No caso, eu poderia ter usado a palavra “substantivo”, na medida que razão, sentimento, orgulho e preconceito são substâncias de suas personagens. Porém, a proposta do texto é justamente tentar desfazer a lógica geralmente atribuída a textos escritos por mulheres, do “sentimento” como algo menor. Pelo contrário, os sentimentos ou melhor, a ambivalência entre eles, é uma potência de análise da sociedade da época e um ponto de inflexão que dá o traço de genialidade de Jane Austen diante de outras escritas.
Os nomes
Emma é um romance protagonizado por Emma. Mr Darcy e Elisabeth Bennet são personagens que a gente não consegue esquecer. Razão e Sensibilidade gira em torno da figura de duas irmãs: Elinor e Marianne. Quando Jane Austen traça essas duas pontas da pirâmide – a razão e o sentimento – e dá a elas nomes, o que faz é aproximar o leitor de duas duplas ambivalentes.
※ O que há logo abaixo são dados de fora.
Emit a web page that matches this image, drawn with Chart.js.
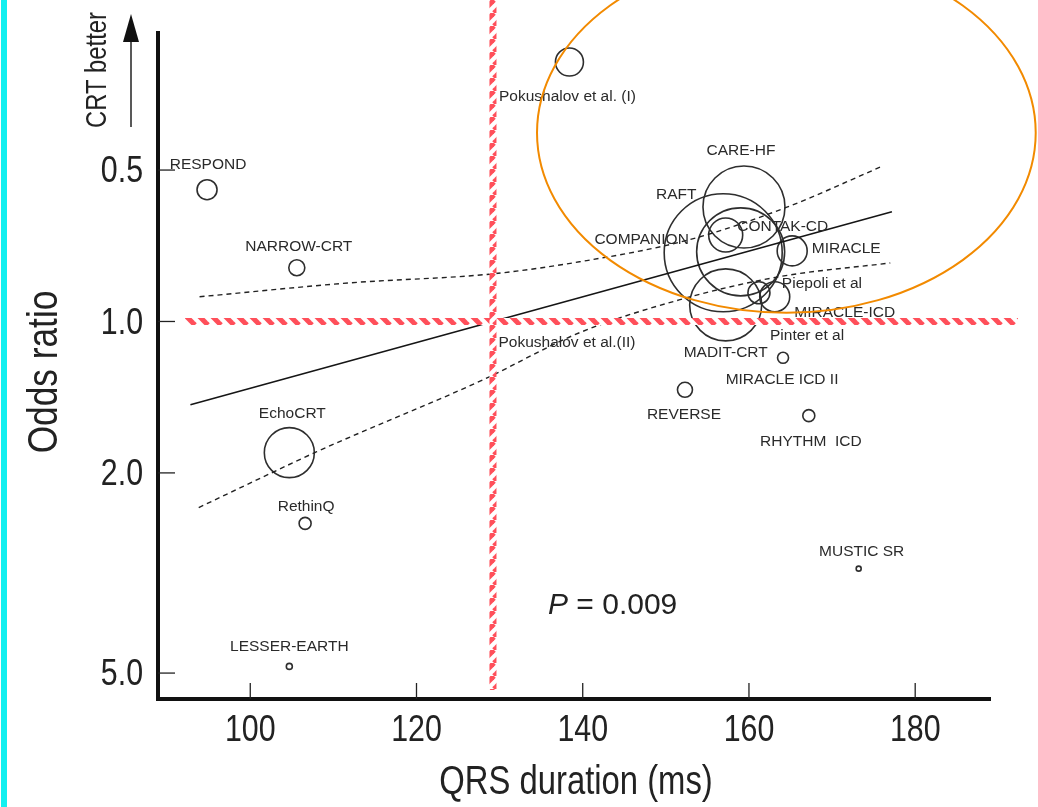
<!DOCTYPE html>
<html>
<head>
<meta charset="utf-8">
<title>QRS duration and CRT benefit</title>
<script src="https://cdn.jsdelivr.net/npm/chart.js@4.4.1/dist/chart.umd.min.js"></script>
<style>
  html, body { margin: 0; padding: 0; background: #fff; }
  #wrap { width: 1038px; height: 807px; position: relative; }
</style>
</head>
<body>
<div id="wrap"><canvas id="chart"></canvas></div>
<script>
// studies: mean QRS duration (ms), odds ratio, bubble radius (weight)
const studyNames = ['RESPOND', 'NARROW-CRT', 'Pokushalov et al. (I)', 'CARE-HF', 'RAFT', 'COMPANION',
  'CONTAK-CD', 'MIRACLE', 'Piepoli et al', 'MIRACLE-ICD', 'MADIT-CRT', 'Pinter et al', 'MIRACLE ICD II',
  'Pokushalov et al.(II)', 'REVERSE', 'RHYTHM  ICD', 'EchoCRT', 'RethinQ', 'LESSER-EARTH', 'MUSTIC SR'];
const qrsValues = [94.8, 105.6, 138.4, 159.4, 156.9, 159.0, 157.2, 165.2, 161.2, 163.1, 157.2, 164.1, 164.1,
  129.2, 152.3, 167.2, 104.7, 106.6, 104.7, 173.2];
const oddsRatios = [0.547, 0.782, 0.305, 0.592, 0.730, 0.727, 0.673, 0.724, 0.877, 0.893, 0.927, 1.181, 1.181,
  1.0, 1.367, 1.539, 1.823, 2.52, 4.85, 3.10];
const bubbleRadius = [10, 8, 14, 41, 59, 44, 17, 15, 11, 15, 36, 0, 5.5, 0, 7.5, 6, 25, 6, 3, 2.5];

// meta-regression line and its confidence band
const fitX = [92.8, 177.2];
const fitY = [1.464, 0.605];
const upperX = [93.9, 112.0, 129.2, 139.6, 152.8, 164.4, 176.2];
const upperY = [0.893, 0.838, 0.804, 0.761, 0.688, 0.594, 0.490];
const lowerX = [93.8, 101.6, 108.0, 128.0, 139.6, 151.6, 163.6, 177.0];
const lowerY = [2.344, 2.035, 1.815, 1.306, 1.053, 0.906, 0.815, 0.765];

const xTicks = [100, 120, 140, 160, 180];
const xTickLabels = ['100', '120', '140', '160', '180'];
const yTicks = [0.5, 1, 2, 5];
const yTickLabels = ['0.5', '1.0', '2.0', '5.0'];
const xTitle = 'QRS duration (ms)';
const yTitle = 'Odds ratio';
const arrowText = 'CRT better';

// reference lines (QRS 130 ms, OR 1.0) and the highlighted region
const refQrs = 129.2;
const refOdds = 1.0;
const highlightX = [134.5, 194.5];
const highlightY = [0.185, 0.961];

// label offsets from bubble centre, px
const labelOffsets = [[1, -25], [2, -21], [-2, 35], [-3, -56], [-47, -58], [-99, -12], [57, -8], [54, -2],
  [63, -9], [70, 16], [0, 48], [24, -22], [-1, 22], [74, 21], [-1, 25], [2, 26], [3, -39], [1, -17], [0, -20], [3, -17]];

const SANS = "'Liberation Sans', Arial, sans-serif";
const INK = '#222';

// Helvetica Condensed look: squeeze Liberation Sans horizontally
function narrowText(ctx, text, x, y, size, align, rotated) {
  ctx.save();
  ctx.translate(x, y);
  if (rotated) ctx.rotate(-Math.PI / 2);
  ctx.scale(0.82, 1);
  ctx.font = size + 'px ' + SANS;
  ctx.fillStyle = INK;
  ctx.textAlign = align;
  ctx.textBaseline = 'middle';
  ctx.fillText(text, 0, 0);
  ctx.restore();
}

function stripePattern(ctx, dir) {
  const p = 13;
  const c = document.createElement('canvas');
  c.width = p; c.height = p;
  const g = c.getContext('2d');
  g.fillStyle = '#fff';
  g.fillRect(0, 0, p, p);
  g.strokeStyle = '#ff4f5a';
  g.lineWidth = 5;
  for (let k = -1; k <= 1; k++) {
    g.beginPath();
    if (dir > 0) { g.moveTo(k * p, 0); g.lineTo(k * p + p, p); }
    else { g.moveTo(k * p, p); g.lineTo(k * p + p, 0); }
    g.stroke();
  }
  return ctx.createPattern(c, 'repeat');
}

const overlay = {
  id: 'overlay',
  beforeDraw(chart) {
    const ctx = chart.ctx;
    ctx.save();
    ctx.fillStyle = '#12f0f0';
    ctx.fillRect(1, 0, 6, chart.height);
    ctx.restore();
  },
  afterDatasetsDraw(chart) {
    const ctx = chart.ctx;
    const xs = chart.scales.x, ys = chart.scales.y;
    const area = chart.chartArea;
    ctx.save();

    // inward tick marks + labels
    ctx.strokeStyle = INK;
    ctx.lineWidth = 1.3;
    xTicks.forEach((v, i) => {
      const px = xs.getPixelForValue(v);
      ctx.beginPath(); ctx.moveTo(px, area.bottom); ctx.lineTo(px, area.bottom - 16); ctx.stroke();
      narrowText(ctx, xTickLabels[i], px, area.bottom + 32, 37, 'center');
    });
    yTicks.forEach((v, i) => {
      const py = ys.getPixelForValue(v);
      ctx.beginPath(); ctx.moveTo(area.left, py); ctx.lineTo(area.left + 17, py); ctx.stroke();
      narrowText(ctx, yTickLabels[i], area.left - 15, py + 2, 37, 'right');
    });
    narrowText(ctx, xTitle, (area.left + area.right) / 2 + 2, 783, 40, 'center');
    narrowText(ctx, yTitle, 45, (area.top + area.bottom) / 2 + 6, 43, 'center', true);

    // study labels
    const meta = chart.getDatasetMeta(3);
    ctx.fillStyle = '#2a2a2a';
    ctx.font = '15.5px ' + SANS;
    ctx.textAlign = 'center';
    ctx.textBaseline = 'middle';
    meta.data.forEach((pt, i) => {
      const off = labelOffsets[i];
      ctx.fillText(studyNames[i], pt.x + off[0], pt.y + off[1]);
    });

    // P value
    ctx.fillStyle = INK;
    ctx.textAlign = 'left';
    ctx.font = 'italic 30px ' + SANS;
    ctx.fillText('P', 548, 606);
    const pw = ctx.measureText('P').width;
    ctx.font = '30px ' + SANS;
    ctx.fillText(' = 0.009', 548 + pw, 606);

    // red/white striped reference lines
    const rx = xs.getPixelForValue(refQrs);
    const ry = ys.getPixelForValue(refOdds);
    ctx.lineWidth = 7;
    ctx.strokeStyle = stripePattern(ctx, 1);
    ctx.beginPath(); ctx.moveTo(185, ry); ctx.lineTo(1018, ry); ctx.stroke();
    ctx.strokeStyle = stripePattern(ctx, -1);
    ctx.beginPath(); ctx.moveTo(rx, 0); ctx.lineTo(rx, 690); ctx.stroke();

    // highlighted region
    const x1 = xs.getPixelForValue(highlightX[0]), x2 = xs.getPixelForValue(highlightX[1]);
    const y1 = ys.getPixelForValue(highlightY[0]), y2 = ys.getPixelForValue(highlightY[1]);
    ctx.strokeStyle = '#f28a00';
    ctx.lineWidth = 2;
    ctx.beginPath();
    ctx.ellipse((x1 + x2) / 2, (y1 + y2) / 2, Math.abs(x2 - x1) / 2, Math.abs(y2 - y1) / 2, 0, 0, Math.PI * 2);
    ctx.stroke();
    ctx.restore();
  },
  afterDraw(chart) {
    const ctx = chart.ctx;
    narrowText(ctx, arrowText, 98, 70, 29, 'center', true);

    ctx.save();
    ctx.strokeStyle = INK;
    ctx.fillStyle = '#111';
    ctx.lineWidth = 1.5;
    ctx.beginPath(); ctx.moveTo(131, 127); ctx.lineTo(131, 40); ctx.stroke();
    ctx.beginPath(); ctx.moveTo(131, 14); ctx.lineTo(123, 42); ctx.lineTo(139, 42); ctx.closePath(); ctx.fill();
    ctx.restore();
  }
};

const toPoints = (xsArr, ysArr) => xsArr.map((x, i) => ({ x: x, y: ysArr[i] }));

new Chart(document.getElementById('chart'), {
  type: 'bubble',
  data: {
    datasets: [
      {
        type: 'line', data: toPoints(fitX, fitY), borderColor: '#151515', borderWidth: 1.6,
        pointRadius: 0, fill: false
      },
      {
        type: 'line', data: toPoints(upperX, upperY), borderColor: '#222', borderWidth: 1.4,
        borderDash: [5, 4], pointRadius: 0, fill: false, cubicInterpolationMode: 'monotone'
      },
      {
        type: 'line', data: toPoints(lowerX, lowerY), borderColor: '#222', borderWidth: 1.4,
        borderDash: [5, 4], pointRadius: 0, fill: false, cubicInterpolationMode: 'monotone'
      },
      {
        data: studyNames.map((n, i) => ({ x: qrsValues[i], y: oddsRatios[i], r: bubbleRadius[i] })),
        backgroundColor: 'rgba(0,0,0,0)', borderColor: '#2e2e2e', borderWidth: 1.6,
        hoverBorderWidth: 1.6
      }
    ]
  },
  options: {
    responsive: true,
    maintainAspectRatio: false,
    animation: false,
    events: [],
    layout: { autoPadding: false, padding: { top: 33, right: 48, left: 0, bottom: 0 } },
    plugins: { legend: { display: false }, tooltip: { enabled: false } },
    scales: {
      x: {
        type: 'linear', min: 88.9, max: 189,
        grid: { display: false },
        border: { display: true, width: 4, color: '#111' },
        afterBuildTicks: s => { s.ticks = xTicks.map(v => ({ value: v })); },
        afterFit: s => { s.height = 108; },
        ticks: { display: false }
      },
      y: {
        type: 'logarithmic', reverse: true, min: 0.267, max: 5.63,
        grid: { display: false },
        border: { display: true, width: 4, color: '#111' },
        afterBuildTicks: s => { s.ticks = yTicks.map(v => ({ value: v })); },
        afterFit: s => { s.width = 158; },
        ticks: { display: false }
      }
    }
  },
  plugins: [overlay]
});
</script>
</body>
</html>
Elinor é a racional, aquela que se adequa às normas da sociedade não só porque se sente obrigada, mas porque vê nesta lógica uma forma de adquirir benefícios próprios. Não se deixa dominar pelos sentimentos, mas opera-os a todo tempo a partir de uma racionalidade, pelo menos aquela que ela considera ser uma racionalidade, de um ponto de vista marcado pela tentativa de adequação de si própria ao mundo.
Do outro lado, está Marianne que, logo de cara, se mostra o avesso de Elinor. Marianne vê nas convenções sociais entraves para seus sentimentos e seus planos. Percebe que toda performance social é, na verdade, a tentativa de mascarar aquilo que se sente e a todo instante deve ser calado. Não se sente obrigada a frequentar eventos sociais se assim não quiser, se permitir a ignorar etiquetas sociais e, sempre que pode, deixa clara sua marca como diferença de um bojo social.
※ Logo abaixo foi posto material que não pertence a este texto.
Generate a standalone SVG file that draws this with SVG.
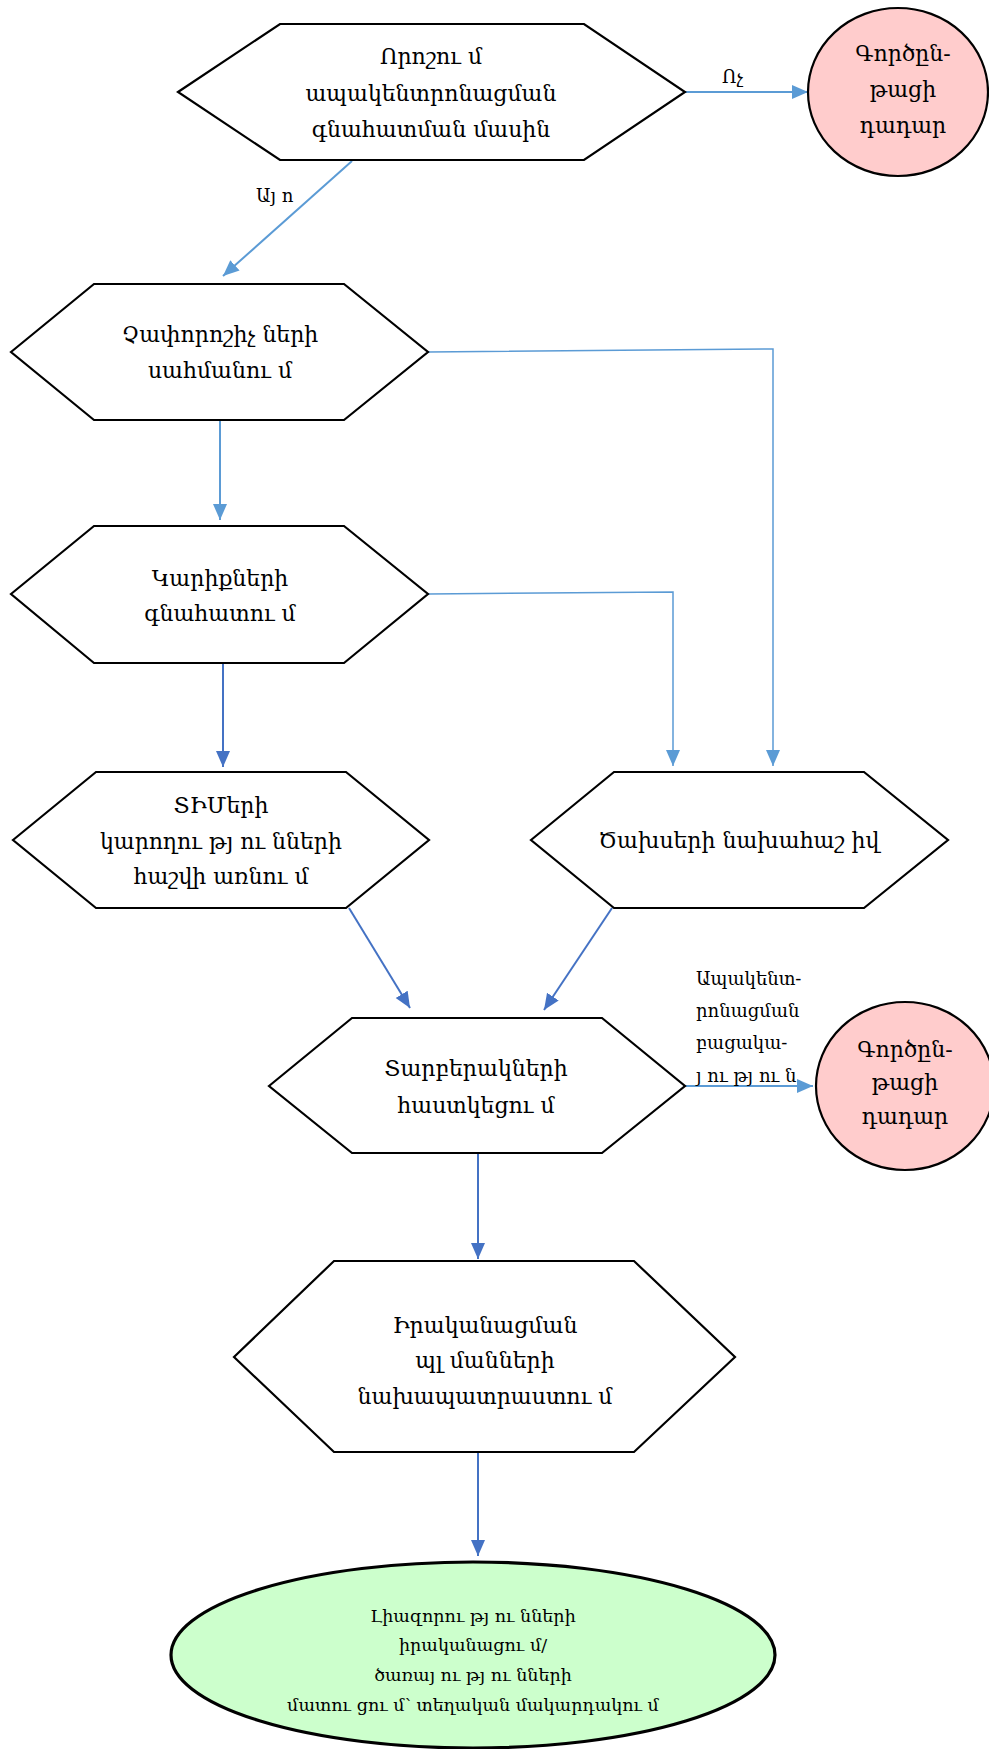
<svg xmlns="http://www.w3.org/2000/svg" width="989" height="1749" viewBox="0 0 989 1749">
<style>
.shape{fill:#ffffff;stroke:#000000;stroke-width:2.2}
.stop{fill:#FFCCCC;stroke:#000000;stroke-width:2.2}
.end{fill:#CCFFCC;stroke:#000000;stroke-width:3.2}
.t{font-family:"DejaVu Serif","DejaVu Sans",serif;font-size:22px;fill:#000000;text-anchor:middle}
.ts{font-family:"DejaVu Serif","DejaVu Sans",serif;font-size:17.5px;fill:#000000;text-anchor:middle}
.lab{font-family:"DejaVu Serif","DejaVu Sans",serif;font-size:18px;fill:#000000}
.cl{fill:none;stroke:#5B9BD5;stroke-width:2}
.cl1{fill:none;stroke:#5B9BD5;stroke-width:1.5}
.cd{fill:none;stroke:#4472C4;stroke-width:2}
</style>
<defs>
<marker id="al" markerUnits="userSpaceOnUse" markerWidth="18" markerHeight="16" refX="16" refY="7" orient="auto">
<path d="M0,0 L16,7 L0,14 Z" fill="#5B9BD5"/>
</marker>
<marker id="ad" markerUnits="userSpaceOnUse" markerWidth="18" markerHeight="16" refX="16" refY="7" orient="auto">
<path d="M0,0 L16,7 L0,14 Z" fill="#4472C4"/>
</marker>
</defs>
<g id="connectors">
<path class="cl" d="M685,92 L808,92" marker-end="url(#al)"/>
<path class="cl" d="M352,161 L223,276" marker-end="url(#al)"/>
<path class="cl" d="M220,420 L220,520" marker-end="url(#al)"/>
<path class="cl1" d="M428,352 L773,349 L773,766" marker-end="url(#al)"/>
<path class="cl1" d="M428,594 L673,592 L673,766" marker-end="url(#al)"/>
<path class="cd" d="M223,663 L223,767" marker-end="url(#ad)"/>
<path class="cd" d="M349,908 L410,1008" marker-end="url(#ad)"/>
<path class="cd" d="M612,908 L544,1010" marker-end="url(#ad)"/>
<path class="cl" d="M685,1086 L813,1086" marker-end="url(#al)"/>
<path class="cd" d="M478,1153 L478,1259" marker-end="url(#ad)"/>
<path class="cd" d="M478,1452 L478,1556" marker-end="url(#ad)"/>
<text class="lab" x="722" y="83">Ոչ</text>
<text class="lab" x="256" y="202">Այ ո</text>
<text class="lab" x="696" y="985">Ապակենտ-</text>
<text class="lab" x="696" y="1017">րոնացման</text>
<text class="lab" x="696" y="1049">բացակա-</text>
<text class="lab" x="696" y="1082">յ ու թյ ու ն</text>
</g>
<g id="n1">
<polygon class="shape" points="178,92 280,24 584,24 685,92 584,160 280,160"/>
<text class="t" x="431" y="64">Որոշու մ</text>
<text class="t" x="431" y="101">ապակենտրոնացման</text>
<text class="t" x="431" y="137">գնահատման մասին</text>
</g>
<g id="stop1">
<ellipse class="stop" cx="898" cy="92" rx="90" ry="84"/>
<text class="t" x="903" y="61">Գործըն-</text>
<text class="t" x="903" y="97">թացի</text>
<text class="t" x="903" y="133">դադար</text>
</g>
<g id="n2">
<polygon class="shape" points="11,352 94,284 344,284 428,352 344,420 94,420"/>
<text class="t" x="220" y="342">Չափորոշիչ ների</text>
<text class="t" x="220" y="378">սահմանու մ</text>
</g>
<g id="n3">
<polygon class="shape" points="11,594 94,526 344,526 428,594 344,663 94,663"/>
<text class="t" x="220" y="586">Կարիքների</text>
<text class="t" x="220" y="621">գնահատու մ</text>
</g>
<g id="n4">
<polygon class="shape" points="13,840 96,772 346,772 429,840 346,908 96,908"/>
<text class="t" x="221" y="813">ՏԻՄերի</text>
<text class="t" x="221" y="849">կարողու թյ ու նների</text>
<text class="t" x="221" y="884">հաշվի առնու մ</text>
</g>
<g id="n5">
<polygon class="shape" points="531,840 614,772 864,772 948,840 864,908 614,908"/>
<text class="t" x="739" y="848">Ծախսերի նախահաշ իվ</text>
</g>
<g id="n6">
<polygon class="shape" points="269,1086 352,1018 602,1018 685,1086 602,1153 352,1153"/>
<text class="t" x="476" y="1076">Տարբերակների</text>
<text class="t" x="476" y="1113">հաստկեցու մ</text>
</g>
<g id="stop2">
<ellipse class="stop" cx="905" cy="1086" rx="89" ry="84"/>
<text class="t" x="905" y="1057">Գործըն-</text>
<text class="t" x="905" y="1090">թացի</text>
<text class="t" x="905" y="1124">դադար</text>
</g>
<g id="n7">
<polygon class="shape" points="234,1357 334,1261 634,1261 735,1357 634,1452 334,1452"/>
<text class="t" x="485" y="1333">Իրականացման</text>
<text class="t" x="485" y="1368">պլ մանների</text>
<text class="t" x="485" y="1404">նախապատրաստու մ</text>
</g>
<g id="end">
<ellipse class="end" cx="473" cy="1655" rx="302" ry="93"/>
<text class="ts" x="473" y="1622">Լիազորու թյ ու նների</text>
<text class="ts" x="473" y="1651">իրականացու մ/</text>
<text class="ts" x="473" y="1681">ծառայ ու թյ ու նների</text>
<text class="ts" x="473" y="1711">մատու ցու մ՝ տեղական մակարդակու մ</text>
</g>
</svg>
Essa diferenciação para Jane Austen, no entanto, tem um intuito: montar o seu mapa, não descrevê-lo. Arrumar o romance, não encerrá-lo, descrever uma geografia daquela sociedade, não defini-la. E aí vem a genialidade da autora: é com este mapa montado que ela vai montar e desmontar, fazer e desfazer, modelar e desmodelar esses sentimentos diante dos nomes: Elinor, assim, pode ser Marianne e vice versa. A razão pode ser baseada nos sentimentos e os sentimentos pode partir de lógicas racionais. Assim como Orgulho e Preconceito são faces da mesma questão entre Mr. Darcy e a Srta Bennet.
Os lugares
O último ponto que fecha a nossa pirâmide que monta as obras de Jane Austen são os lugares. E é importante ressaltar que não só nas obras com nomes de lugares que isso é relevante. Os lugares são personagens e agentes das histórias das autoras e, em cada romance, a ideia de região atravessa o tempo inteiro nas narrativas. E lugares aqui não significa apenas região, mas também lugares sociais, um bairro nobre x uma vila, a cidade grande x o campo, um chalé x uma mansão.
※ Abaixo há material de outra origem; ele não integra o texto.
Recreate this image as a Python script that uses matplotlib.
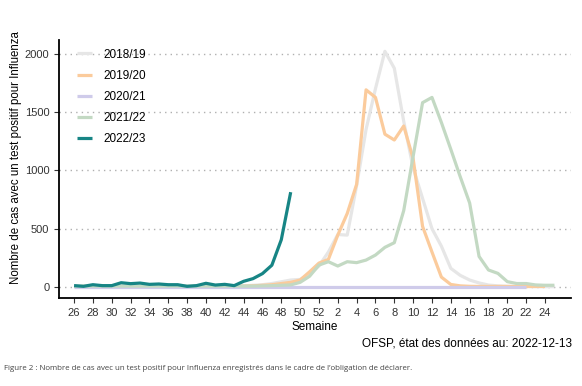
import numpy as np
import matplotlib
matplotlib.use("Agg")
import matplotlib.pyplot as plt

plt.rcParams['font.family'] = ['Liberation Sans', 'DejaVu Sans']

# Weeks from 26 to 52, then 1 to 25
weeks = list(range(26, 53)) + list(range(1, 26))
nan = np.nan

s1819 = [5] * 18 + [10, 15, 20, 30, 45, 60, 65, 110, 180,
                    300, 450, 445, 870, 1350, 1700, 2020, 1875, 1420, 1020,
                    760, 500, 350, 160, 100, 60, 35, 17, 10, 6, 5, 4, 3, 3, 3]
s1920 = [5] * 18 + [8, 10, 15, 20, 30, 40, 60, 130, 205,
                    237, 445, 630, 880, 1690, 1625, 1310, 1260, 1380, 1100,
                    520, 300, 85, 22, 10, 6, 5, 5, 5, 5, 5, 5, 5, 5, nan]
s2021 = [3] * 27 + [3] * 22 + [nan, nan, nan]
s2122 = [8] * 18 + [8, 8, 10, 12, 15, 18, 40, 92, 188,
                    217, 180, 217, 209, 231, 274, 340, 380, 655, 1120,
                    1580, 1625, 1410, 1180, 945, 720, 262, 146, 117, 46,
                    30, 30, 18, 15, 15]
s2223 = [12, 6, 20, 12, 12, 37, 29, 34, 23, 26, 20, 20, 6, 12, 32, 17, 23,
         12, 49, 72, 115, 187, 405, 813] + [nan] * 28

series = ["2018/19", "2019/20", "2020/21", "2021/22", "2022/23"]
values = [s1819, s1920, s2021, s2122, s2223]
colors = ["#e6e6e6", "#fbcb9c", "#cfcbea", "#c3d9c3", "#178585"]

x = np.arange(len(weeks))

fig = plt.figure(figsize=(5.82, 3.86), dpi=100)
ax = fig.add_axes([59 / 582, 1 - 298 / 386, (571 - 59) / 582, (298 - 40) / 386])

for name, vals, col in zip(series, values, colors):
    ax.plot(x, vals, color=col, lw=2.3, label=name, solid_capstyle='butt')

ax.set_xlim(-1.6, 52.76)
ax.set_ylim(-94, 2117)
ax.set_yticks([0, 500, 1000, 1500, 2000])
ax.set_xticks(x[::2])
ax.set_xticklabels([str(w) for w in weeks[::2]])
ax.tick_params(labelsize=8, colors="#333333", length=3.5, width=0.8)
ax.yaxis.grid(True, linestyle=(0, (1, 3)), color="#b0b0b0", lw=1)
ax.set_axisbelow(True)
for sp in ["top", "right"]:
    ax.spines[sp].set_visible(False)
for sp in ["left", "bottom"]:
    ax.spines[sp].set_linewidth(1.3)

ax.set_xlabel("Semaine", fontsize=8.5, labelpad=2)
ax.set_ylabel("Nombre de cas avec un test positif pour Influenza", fontsize=8.3)
ax.yaxis.set_label_coords(-0.072, 0.545)

ax.legend(loc="upper left", bbox_to_anchor=(0.014, 1.008), frameon=False, fontsize=8.5,
          handlelength=1.3, handletextpad=0.95, labelspacing=0.78, borderaxespad=0.5)

fig.text(572 / 582, 1 - 343 / 386, "OFSP, état des données au: 2022-12-13",
         ha="right", va="center", fontsize=8.5)
fig.text(4 / 582, 1 - 368 / 386,
         "Figure 2 : Nombre de cas avec un test positif pour Influenza enregistrés dans le cadre de l\u2019obligation de déclarer.",
         ha="left", va="center", fontsize=5.65, color="#444444", family=["Open Sans", "DejaVu Sans"])

fig.savefig("out.png", dpi=100)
Todos esses pontos são essenciais para estruturar as obras da autora. Inclusive, no artigo sobre Jane escrito por Virgínia Woolf, ela conta como as personagens de Austen se localizam muito pelo espaço da casa, encerradas nelas, de modo que a casa em si ganha um aspecto particularmente importante. Uma espécie de região que se dá por dentro.
No caso de Razão e Sentimento, por exemplo, o romance começa justamente quando a família de Elinor e Marianne precisa mudar para uma região afastada de onde estavam e para uma casa mais simples. Com a morte do pai, sua mansão vai para um filho mais velho de outro relacionamento e elas se deslocam no território e nas classes sociais. É isto que permite que Elinor se afaste de seu pretendente, o primo Edward, mas também permite que Marianne se aproxime do seu Willhouby.
É também quando as duas vão passar um tempo na casa da Sra. Jennings, em Londres, ou seja, saem de seu chalé para morar numa casa de posses na capital do país, fazendo viagem de três dias, que grande parte dos desdobramentos das histórias se dão.
O deslocamento triplo: a mansão em uma região abastada, deslocamento para uma vila, um chalé, a ida para a cidade grande montam uma espécie de triângulo espacial no interior da própria obra que fazem a gente ver as diferenças de classe, diferenças de títulos de nobreza, profissão e até de um espaço urbano para outros mais bucólicos.
Veja também:
A partir desses três pontos, creio que você já está apto(a) para mergulhar nas obras de Jane Austen de outras perspectivas. É evidente que as obras da autora não falam apenas desses pontos. Eles são apenas um suporte para você poder adentrar seus romances para além das histórias de amor e as intrigas conjugais.
Jane Austen é até hoje uma das maiores pensadores do seu tempo. Escreveu na arte coisa que a gente deveria aprender hoje. Se a gente lê só amor em seus livros, a gente é mais conservador que ela que pensava o amor por outros lugares, adiava, manipulava, refletia, enquanto a gente só se deixa levar. Jane Austen, sempre genial.